When World War II broke out, the stress of the bombings and raging war was too much for Gianna's mother, so Gianna's family moved back to Bergamo. It was here that Gianna would face yet another trial – the loss of her parents within 5 months of each other.  After the death of her parents, Gianna and her siblings moved back to her birth home in Magenta.

Gianna's desire to care for people, body and soul, led her to enroll in medical school.  Upon graduation, she specialized in pediatric medicine and opened an outpatient health center.  She also helped her brother Ferdinando in his medical practice, as well as continue to volunteer at her parish, work in Catholic Action and pursue her hobbies.  In 1952, Gianna completed her pediatric training.  She enjoyed caring for mothers and babies, the elderly and the poor.  This led her to consider a medical missionary in Brazil with one of her brothers, Fr. Giuseppe.  Her frail health was a concern to her spiritual director so she took it as a sign from God that He had other plans for her.

On December 8, 1954 Gianna attended the first Mass of a newly ordained friend and met a man named Pietro Molla. They spent time together and grew to love each other. They became engaged on Easter Monday, April 11, 1955 and were married on September 24, 1955.  They happily lived their faith filled lives and by 1959 had been blessed with 3 children.  Gianna continued practicing medicine while juggling motherhood.  She felt fulfilled and joyful in her callings of marriage, motherhood and medicine and her faith enabled her to balance all three with ease. 
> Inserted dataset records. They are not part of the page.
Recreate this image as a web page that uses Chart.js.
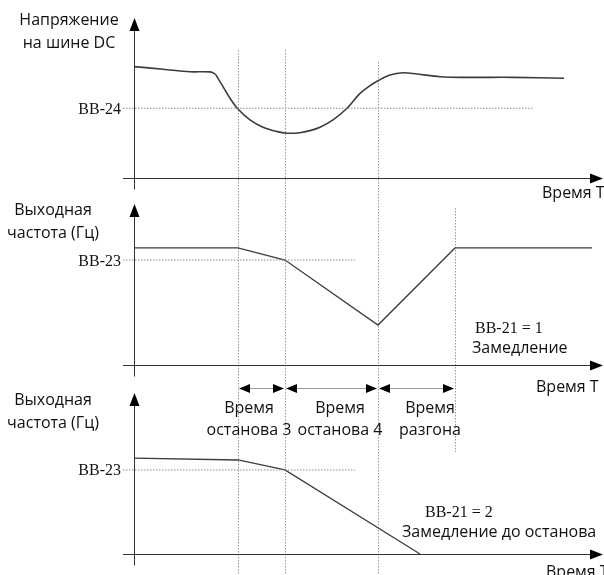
<!DOCTYPE html>
<html>
<head>
<meta charset="utf-8">
<script src="https://cdn.jsdelivr.net/npm/chart.js@4"></script>
<style>
  html, body { margin: 0; padding: 0; background: #fff; }
  #plot { display: block; }
</style>
</head>
<body>
<canvas id="plot" width="604" height="575"></canvas>
<script>
// ── Data ────────────────────────────────────
// one common time axis, 0 = where the vertical axes stand
const eventTimes = [10.4, 15.1, 24.4, 32.1];
const intervalLabels = [['Время', 'останова 3'], ['Время', 'останова 4'], ['Время', 'разгона']];

// panel 1: DC bus voltage
const busTime = [0, 2.9, 5.6, 7.6, 8.1, 8.4, 8.9, 9.6, 10.4, 11.6, 12.9, 14.3, 15.3, 16.6, 17.6, 18.6, 19.9, 21.3, 22.6, 23.5, 24.4, 25.6, 26.9, 28.3, 30.6, 33.3, 37.9, 43.0];
const busVoltage = [69.6, 68.0, 66.4, 66.3, 65.0, 62.3, 57.1, 49.8, 43.1, 36.3, 31.7, 29.0, 28.0, 28.3, 29.6, 31.7, 36.3, 43.6, 52.9, 57.3, 60.8, 64.4, 65.8, 65.0, 63.3, 62.9, 62.9, 62.3];
const bb24Level = 43.6;
const bb24Span = [-1.1, 40];

// panel 2: output frequency, BB-21 = 1
const decelTime = [0, 10.4, 15.1, 24.4, 32.1, 45.8];
const decelFreq = [72.7, 72.7, 65.2, 24.8, 72.7, 72.7];
const bb23LevelA = 65.2;

// panel 3: output frequency, BB-21 = 2
const stopTime = [0, 10.4, 15.1, 28.6];
const stopFreq = [59.6, 58.4, 52.2, 0];
const bb23LevelB = 52.2;
const bb23Span = [-1.1, 22.1];

// ── Layout ──────────────────────────────────

const H = 575;
// page y of the arrow tip (value 100) and of the time axis (value 0)
const panels = [
    { id: 'y1', tip: 18, zero: 178 },
    { id: 'y2', tip: 204, zero: 365 },
    { id: 'y3', tip: 393, zero: 554 }
];

function panelScale(p) {
    const k = (p.zero - p.tip) / 100;
    const min = (p.zero - H) / k;
    return { type: 'linear', display: false, min: min, max: min + H / k };
}

const pts = (xs, ys) => xs.map((x, i) => ({ x: x, y: ys[i] }));
const flat = (span, level) => span.map(x => ({ x: x, y: level }));

const SANS = '16px "Open Sans", "Noto Sans", sans-serif';
const SERIF = '16px "Liberation Serif", "DejaVu Serif", serif';

function solid(data, axis, width, tension) {
    return {
        data: data, yAxisID: axis,
        borderColor: '#3c3c3c', borderWidth: width,
        pointRadius: 0, fill: false,
        tension: tension
    };
}

function dotted(data, axis) {
    return {
        data: data, yAxisID: axis,
        borderColor: '#8c8c8c', borderWidth: 1,
        borderDash: [1.5, 1.5],
        pointRadius: 0, fill: false, tension: 0
    };
}

// ── Drawing helpers ─────────────────────────

function tri(ctx, x1, y1, x2, y2, x3, y3) {
    ctx.beginPath();
    ctx.moveTo(x1, y1); ctx.lineTo(x2, y2); ctx.lineTo(x3, y3);
    ctx.closePath();
    ctx.fill();
}

function text(ctx, str, x, y, font, align) {
    ctx.font = font;
    ctx.textAlign = align || 'left';
    ctx.fillText(str, x, y);
}

const diagram = {
    id: 'diagram',
    beforeDatasetsDraw(chart) {
        const ctx = chart.ctx;
        const xs = chart.scales.x;
        const x0 = xs.getPixelForValue(0);
        ctx.save();

        // time marks
        const spans = [[50, H], [50, H], [62, H], [208, 452]];
        ctx.strokeStyle = '#999';
        ctx.lineWidth = 1;
        ctx.setLineDash([1.5, 1.5]);
        eventTimes.forEach((t, i) => {
            const px = Math.round(xs.getPixelForValue(t)) + 0.5;
            ctx.beginPath();
            ctx.moveTo(px, spans[i][0]);
            ctx.lineTo(px, spans[i][1]);
            ctx.stroke();
        });
        ctx.setLineDash([]);

        // axes
        ctx.strokeStyle = '#333';
        ctx.fillStyle = '#000';
        panels.forEach(p => {
            const ys = chart.scales[p.id];
            const yz = Math.round(ys.getPixelForValue(0)) + 0.5;
            const yt = ys.getPixelForValue(100);
            const ax = Math.round(x0) + 0.5;
            ctx.beginPath();
            ctx.moveTo(ax, yt + 8);
            ctx.lineTo(ax, yz + 11);
            ctx.moveTo(chart.chartArea.left, yz);
            ctx.lineTo(chart.width - 8, yz);
            ctx.stroke();
            tri(ctx, ax, yt, ax - 5, yt + 13, ax + 5, yt + 13);
            tri(ctx, chart.width - 1, yz, chart.width - 14, yz - 5, chart.width - 14, yz + 5);
        });
        ctx.restore();
    },
    afterDraw(chart) {
        const ctx = chart.ctx;
        const xs = chart.scales.x;
        const y1 = chart.scales.y1, y2 = chart.scales.y2, y3 = chart.scales.y3;
        ctx.save();
        ctx.fillStyle = '#111';
        ctx.textBaseline = 'alphabetic';

        // axis titles
        text(ctx, 'Напряжение', 69, 25, SANS, 'center');
        text(ctx, 'на шине DC', 69, 48, SANS, 'center');
        text(ctx, 'Выходная', 53, 215, SANS, 'center');
        text(ctx, 'частота (Гц)', 53, 238, SANS, 'center');
        text(ctx, 'Выходная', 53, 405, SANS, 'center');
        text(ctx, 'частота (Гц)', 53, 428, SANS, 'center');

        // time axis names
        text(ctx, 'Время T', 542, 198, SANS);
        text(ctx, 'Время T', 536, 392, SANS);
        text(ctx, 'Время T', 546, 577, SANS);

        // threshold labels
        text(ctx, 'BB-24', 121, y1.getPixelForValue(bb24Level) + 5.5, SERIF, 'right');
        text(ctx, 'BB-23', 121, y2.getPixelForValue(bb23LevelA) + 5.5, SERIF, 'right');
        text(ctx, 'BB-23', 121, y3.getPixelForValue(bb23LevelB) + 5.5, SERIF, 'right');

        // mode notes
        text(ctx, 'BB-21 = 1', 475, 333, SERIF);
        text(ctx, 'Замедление', 472, 353, SANS);
        text(ctx, 'BB-21 = 2', 425, 517, SERIF);
        text(ctx, 'Замедление до останова', 402, 537, SANS);

        // interval arrows
        const ay = 388.5;
        ctx.strokeStyle = '#999';
        ctx.fillStyle = '#000';
        ctx.lineWidth = 1;
        for (let i = 0; i < eventTimes.length - 1; i++) {
            const a = xs.getPixelForValue(eventTimes[i]) + 1;
            const b = xs.getPixelForValue(eventTimes[i + 1]) - 1;
            ctx.beginPath();
            ctx.moveTo(a + 8, ay);
            ctx.lineTo(b - 8, ay);
            ctx.stroke();
            tri(ctx, a, ay, a + 11, ay - 4.5, a + 11, ay + 4.5);
            tri(ctx, b, ay, b - 11, ay - 4.5, b - 11, ay + 4.5);
        }
        ctx.fillStyle = '#111';
        const centers = [249, 340, 430];
        intervalLabels.forEach((lines, i) => {
            text(ctx, lines[0], centers[i], 413, SANS, 'center');
            text(ctx, lines[1], centers[i], 435, SANS, 'center');
        });
        ctx.restore();
    }
};

// ── Chart ───────────────────────────────────

new Chart(document.getElementById('plot'), {
    type: 'line',
    data: {
        datasets: [
            dotted(flat(bb24Span, bb24Level), 'y1'),
            dotted(flat(bb23Span, bb23LevelA), 'y2'),
            dotted(flat(bb23Span, bb23LevelB), 'y3'),
            solid(pts(busTime, busVoltage), 'y1', 1.6, 0.35),
            solid(pts(decelTime, decelFreq), 'y2', 1.3, 0),
            solid(pts(stopTime, stopFreq), 'y3', 1.3, 0)
        ]
    },
    options: {
        responsive: false,
        animation: false,
        devicePixelRatio: 1,
        layout: { padding: { left: 123, right: 4, top: 0, bottom: 0 } },
        scales: {
            x: { type: 'linear', display: false, min: -1.1, max: 46.6 },
            y1: panelScale(panels[0]),
            y2: panelScale(panels[1]),
            y3: panelScale(panels[2])
        },
        plugins: {
            legend: { display: false },
            tooltip: { enabled: false }
        }
    },
    plugins: [diagram]
});
</script>
</body>
</html>
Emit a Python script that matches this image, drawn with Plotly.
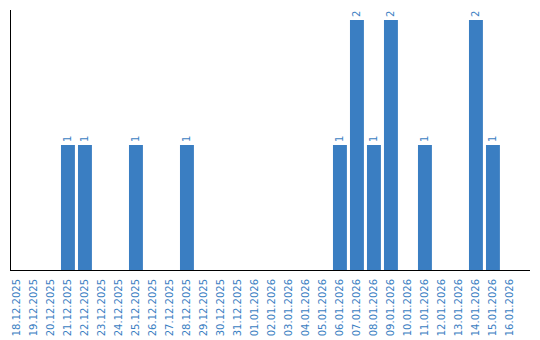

In September of 1961 Gianna was once again expecting a child, and it was also at this time that doctors discovered a benign tumor in her uterus.  The doctors explained that in order to save her life, Gianna required surgery.  Ultimately, the doctors suggested they remove the uterus, the unborn child and the tumor leaving Gianna unable to bear children. This was not an acceptable option for Gianna.  The doctors offered two more options – remove the tumor and unborn child and leave the uterus allowing Gianna to bear more children or remove only the tumor and spare the unborn child.  Gianna took the third and riskiest option and placed her trust and the life of her unborn child in God's hands. The surgery was a success and after a brief recovery, Gianna was back practicing medicine and caring for her family.  She continued to pray for the well being of her unborn child. Gianna knew the risks of this pregnancy and delivery, especially with the complications of the surgery.  She spoke to Pietro about the issues and made him promise that if anything should happen and he was required to choose between the child and herself, to choose the life of the child. Ultimately Gianna wanted her baby saved.

On April 20, 1962, the afternoon of Good Friday, Gianna went into labor.  She tried to deliver the child naturally but to no avail.  So on Holy Saturday, Gianna delivered her fourth child and third daughter by Cesarean Section. Shortly after surgery, Gianna developed complications.  She suffered quietly and without the aid of medicine so she could remain lucid and able to pray and join her suffering the Christ.  She received Jesus in the Eucharist one last time and passed away one week after delivering, on Saturday April 28, 1962.  She was 39 years old. Her exemplary life of faith, maternal love and the choice of saving her daughter led to her beatification by Pope John Paul II on April 24, 1994. Ten years later, on May 16, 2004 Pope John Paul II declared Gianna Beretta Molla a saint.  She was the first saint to have her widow and her children present for the ceremony.  Her feast day is celebrated on April 28. 

Many of us can see ourselves in St. Gianna.  She was an ordinary woman living an ordinary life.  She was a faithful spouse, a loving parent and a career woman but most importantly she was a devout Catholic who devoted her life to helping her children and others embrace their faith. She was an example to all of us of what true love is – giving your life for that of another.  How many of us can say definitively that we would, or could do this?  The words from the liturgy of Gianna's feast say it best - “She was a serene woman full of joy.  She loved everything that is true, noble, right, pure, amiable, honorable, virtuous and praiseworthy.”